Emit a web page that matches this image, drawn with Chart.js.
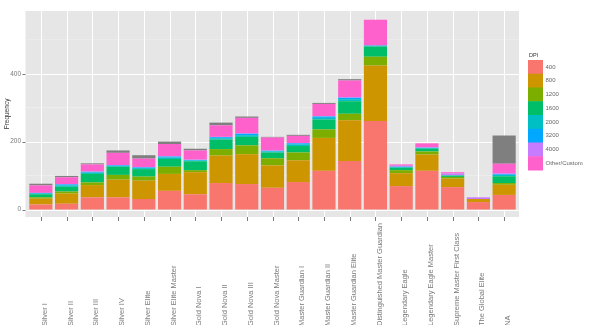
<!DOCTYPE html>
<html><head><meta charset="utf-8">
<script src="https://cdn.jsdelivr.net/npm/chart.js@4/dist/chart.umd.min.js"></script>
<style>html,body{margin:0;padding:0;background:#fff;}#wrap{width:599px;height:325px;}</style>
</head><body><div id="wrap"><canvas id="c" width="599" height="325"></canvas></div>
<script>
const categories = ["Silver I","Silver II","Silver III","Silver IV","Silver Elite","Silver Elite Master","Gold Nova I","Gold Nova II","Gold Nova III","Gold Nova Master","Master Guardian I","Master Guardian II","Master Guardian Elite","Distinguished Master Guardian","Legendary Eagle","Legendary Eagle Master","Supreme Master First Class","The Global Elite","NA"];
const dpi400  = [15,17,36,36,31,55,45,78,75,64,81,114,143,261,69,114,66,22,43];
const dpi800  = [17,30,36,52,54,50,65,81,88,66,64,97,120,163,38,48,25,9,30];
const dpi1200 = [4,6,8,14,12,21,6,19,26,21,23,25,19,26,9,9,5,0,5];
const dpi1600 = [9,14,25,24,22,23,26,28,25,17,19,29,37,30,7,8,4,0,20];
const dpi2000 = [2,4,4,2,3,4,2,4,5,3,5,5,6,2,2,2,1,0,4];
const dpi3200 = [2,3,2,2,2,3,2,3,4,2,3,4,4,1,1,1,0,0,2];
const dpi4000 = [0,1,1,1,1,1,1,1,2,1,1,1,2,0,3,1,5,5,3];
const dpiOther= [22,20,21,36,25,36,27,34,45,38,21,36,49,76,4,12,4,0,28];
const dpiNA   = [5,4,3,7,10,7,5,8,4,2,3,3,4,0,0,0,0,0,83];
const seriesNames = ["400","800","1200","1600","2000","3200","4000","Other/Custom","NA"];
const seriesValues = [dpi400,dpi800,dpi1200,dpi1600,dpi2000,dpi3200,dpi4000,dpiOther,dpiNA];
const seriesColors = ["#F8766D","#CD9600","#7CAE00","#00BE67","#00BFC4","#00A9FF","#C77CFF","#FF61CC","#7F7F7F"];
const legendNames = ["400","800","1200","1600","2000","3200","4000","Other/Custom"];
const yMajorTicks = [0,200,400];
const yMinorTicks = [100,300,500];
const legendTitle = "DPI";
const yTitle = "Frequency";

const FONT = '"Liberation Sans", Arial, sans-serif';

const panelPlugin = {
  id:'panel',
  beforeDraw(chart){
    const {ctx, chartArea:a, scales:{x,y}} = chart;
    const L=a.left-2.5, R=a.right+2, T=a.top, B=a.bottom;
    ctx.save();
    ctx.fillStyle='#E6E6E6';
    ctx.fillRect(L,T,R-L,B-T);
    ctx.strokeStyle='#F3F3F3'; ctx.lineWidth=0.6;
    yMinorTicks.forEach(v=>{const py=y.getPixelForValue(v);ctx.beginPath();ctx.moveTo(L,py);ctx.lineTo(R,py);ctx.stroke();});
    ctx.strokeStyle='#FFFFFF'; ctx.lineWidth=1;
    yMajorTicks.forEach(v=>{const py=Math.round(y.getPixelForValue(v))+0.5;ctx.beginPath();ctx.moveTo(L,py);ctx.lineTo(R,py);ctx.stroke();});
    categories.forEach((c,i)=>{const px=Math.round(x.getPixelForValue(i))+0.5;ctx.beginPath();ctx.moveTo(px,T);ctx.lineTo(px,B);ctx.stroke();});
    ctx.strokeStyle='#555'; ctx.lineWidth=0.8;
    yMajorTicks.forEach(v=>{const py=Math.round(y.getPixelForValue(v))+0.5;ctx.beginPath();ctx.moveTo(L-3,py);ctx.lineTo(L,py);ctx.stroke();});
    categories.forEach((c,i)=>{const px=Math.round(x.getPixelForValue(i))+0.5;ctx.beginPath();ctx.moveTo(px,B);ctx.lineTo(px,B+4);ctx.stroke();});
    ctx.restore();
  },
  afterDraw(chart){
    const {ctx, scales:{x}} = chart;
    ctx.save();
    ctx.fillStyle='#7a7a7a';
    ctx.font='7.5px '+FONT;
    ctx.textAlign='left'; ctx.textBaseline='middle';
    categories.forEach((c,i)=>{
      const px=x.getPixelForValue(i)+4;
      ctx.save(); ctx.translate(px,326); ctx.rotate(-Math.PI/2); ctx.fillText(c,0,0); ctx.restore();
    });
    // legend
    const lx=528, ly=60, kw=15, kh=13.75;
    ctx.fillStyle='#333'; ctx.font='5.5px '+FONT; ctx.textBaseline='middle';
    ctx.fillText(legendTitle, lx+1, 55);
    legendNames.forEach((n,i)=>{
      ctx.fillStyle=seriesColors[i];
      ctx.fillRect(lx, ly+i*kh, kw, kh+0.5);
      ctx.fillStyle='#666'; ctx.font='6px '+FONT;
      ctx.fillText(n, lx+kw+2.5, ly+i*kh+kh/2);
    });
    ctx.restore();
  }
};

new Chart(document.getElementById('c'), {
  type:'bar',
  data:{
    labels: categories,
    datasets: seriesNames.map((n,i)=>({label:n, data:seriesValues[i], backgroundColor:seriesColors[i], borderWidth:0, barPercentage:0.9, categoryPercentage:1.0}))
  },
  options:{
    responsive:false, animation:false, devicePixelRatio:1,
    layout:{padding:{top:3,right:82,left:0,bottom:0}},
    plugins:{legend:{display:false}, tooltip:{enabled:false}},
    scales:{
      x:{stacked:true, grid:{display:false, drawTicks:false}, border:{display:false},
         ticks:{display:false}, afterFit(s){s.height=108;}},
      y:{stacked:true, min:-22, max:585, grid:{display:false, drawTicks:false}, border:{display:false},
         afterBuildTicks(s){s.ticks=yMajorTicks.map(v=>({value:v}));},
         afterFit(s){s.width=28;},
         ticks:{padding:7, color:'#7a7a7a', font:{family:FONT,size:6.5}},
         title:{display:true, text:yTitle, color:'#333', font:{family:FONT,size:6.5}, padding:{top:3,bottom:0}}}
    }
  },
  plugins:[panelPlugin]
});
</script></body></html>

▶ [Do this]: Repeat the data in full and exactly. Omit pictures.

▶ [Solution]:
Emit a web page that matches this image, drawn with Chart.js.
<!DOCTYPE html>
<html><head><meta charset="utf-8">
<script src="https://cdn.jsdelivr.net/npm/chart.js@4/dist/chart.umd.min.js"></script>
<style>html,body{margin:0;padding:0;background:#fff;}#wrap{width:599px;height:325px;}</style>
</head><body><div id="wrap"><canvas id="c" width="599" height="325"></canvas></div>
<script>
const categories = ["Silver I","Silver II","Silver III","Silver IV","Silver Elite","Silver Elite Master","Gold Nova I","Gold Nova II","Gold Nova III","Gold Nova Master","Master Guardian I","Master Guardian II","Master Guardian Elite","Distinguished Master Guardian","Legendary Eagle","Legendary Eagle Master","Supreme Master First Class","The Global Elite","NA"];
const dpi400  = [15,17,36,36,31,55,45,78,75,64,81,114,143,261,69,114,66,22,43];
const dpi800  = [17,30,36,52,54,50,65,81,88,66,64,97,120,163,38,48,25,9,30];
const dpi1200 = [4,6,8,14,12,21,6,19,26,21,23,25,19,26,9,9,5,0,5];
const dpi1600 = [9,14,25,24,22,23,26,28,25,17,19,29,37,30,7,8,4,0,20];
const dpi2000 = [2,4,4,2,3,4,2,4,5,3,5,5,6,2,2,2,1,0,4];
const dpi3200 = [2,3,2,2,2,3,2,3,4,2,3,4,4,1,1,1,0,0,2];
const dpi4000 = [0,1,1,1,1,1,1,1,2,1,1,1,2,0,3,1,5,5,3];
const dpiOther= [22,20,21,36,25,36,27,34,45,38,21,36,49,76,4,12,4,0,28];
const dpiNA   = [5,4,3,7,10,7,5,8,4,2,3,3,4,0,0,0,0,0,83];
const seriesNames = ["400","800","1200","1600","2000","3200","4000","Other/Custom","NA"];
const seriesValues = [dpi400,dpi800,dpi1200,dpi1600,dpi2000,dpi3200,dpi4000,dpiOther,dpiNA];
const seriesColors = ["#F8766D","#CD9600","#7CAE00","#00BE67","#00BFC4","#00A9FF","#C77CFF","#FF61CC","#7F7F7F"];
const legendNames = ["400","800","1200","1600","2000","3200","4000","Other/Custom"];
const yMajorTicks = [0,200,400];
const yMinorTicks = [100,300,500];
const legendTitle = "DPI";
const yTitle = "Frequency";

const FONT = '"Liberation Sans", Arial, sans-serif';

const panelPlugin = {
  id:'panel',
  beforeDraw(chart){
    const {ctx, chartArea:a, scales:{x,y}} = chart;
    const L=a.left-2.5, R=a.right+2, T=a.top, B=a.bottom;
    ctx.save();
    ctx.fillStyle='#E6E6E6';
    ctx.fillRect(L,T,R-L,B-T);
    ctx.strokeStyle='#F3F3F3'; ctx.lineWidth=0.6;
    yMinorTicks.forEach(v=>{const py=y.getPixelForValue(v);ctx.beginPath();ctx.moveTo(L,py);ctx.lineTo(R,py);ctx.stroke();});
    ctx.strokeStyle='#FFFFFF'; ctx.lineWidth=1;
    yMajorTicks.forEach(v=>{const py=Math.round(y.getPixelForValue(v))+0.5;ctx.beginPath();ctx.moveTo(L,py);ctx.lineTo(R,py);ctx.stroke();});
    categories.forEach((c,i)=>{const px=Math.round(x.getPixelForValue(i))+0.5;ctx.beginPath();ctx.moveTo(px,T);ctx.lineTo(px,B);ctx.stroke();});
    ctx.strokeStyle='#555'; ctx.lineWidth=0.8;
    yMajorTicks.forEach(v=>{const py=Math.round(y.getPixelForValue(v))+0.5;ctx.beginPath();ctx.moveTo(L-3,py);ctx.lineTo(L,py);ctx.stroke();});
    categories.forEach((c,i)=>{const px=Math.round(x.getPixelForValue(i))+0.5;ctx.beginPath();ctx.moveTo(px,B);ctx.lineTo(px,B+4);ctx.stroke();});
    ctx.restore();
  },
  afterDraw(chart){
    const {ctx, scales:{x}} = chart;
    ctx.save();
    ctx.fillStyle='#7a7a7a';
    ctx.font='7.5px '+FONT;
    ctx.textAlign='left'; ctx.textBaseline='middle';
    categories.forEach((c,i)=>{
      const px=x.getPixelForValue(i)+4;
      ctx.save(); ctx.translate(px,326); ctx.rotate(-Math.PI/2); ctx.fillText(c,0,0); ctx.restore();
    });
    // legend
    const lx=528, ly=60, kw=15, kh=13.75;
    ctx.fillStyle='#333'; ctx.font='5.5px '+FONT; ctx.textBaseline='middle';
    ctx.fillText(legendTitle, lx+1, 55);
    legendNames.forEach((n,i)=>{
      ctx.fillStyle=seriesColors[i];
      ctx.fillRect(lx, ly+i*kh, kw, kh+0.5);
      ctx.fillStyle='#666'; ctx.font='6px '+FONT;
      ctx.fillText(n, lx+kw+2.5, ly+i*kh+kh/2);
    });
    ctx.restore();
  }
};

new Chart(document.getElementById('c'), {
  type:'bar',
  data:{
    labels: categories,
    datasets: seriesNames.map((n,i)=>({label:n, data:seriesValues[i], backgroundColor:seriesColors[i], borderWidth:0, barPercentage:0.9, categoryPercentage:1.0}))
  },
  options:{
    responsive:false, animation:false, devicePixelRatio:1,
    layout:{padding:{top:3,right:82,left:0,bottom:0}},
    plugins:{legend:{display:false}, tooltip:{enabled:false}},
    scales:{
      x:{stacked:true, grid:{display:false, drawTicks:false}, border:{display:false},
         ticks:{display:false}, afterFit(s){s.height=108;}},
      y:{stacked:true, min:-22, max:585, grid:{display:false, drawTicks:false}, border:{display:false},
         afterBuildTicks(s){s.ticks=yMajorTicks.map(v=>({value:v}));},
         afterFit(s){s.width=28;},
         ticks:{padding:7, color:'#7a7a7a', font:{family:FONT,size:6.5}},
         title:{display:true, text:yTitle, color:'#333', font:{family:FONT,size:6.5}, padding:{top:3,bottom:0}}}
    }
  },
  plugins:[panelPlugin]
});
</script></body></html>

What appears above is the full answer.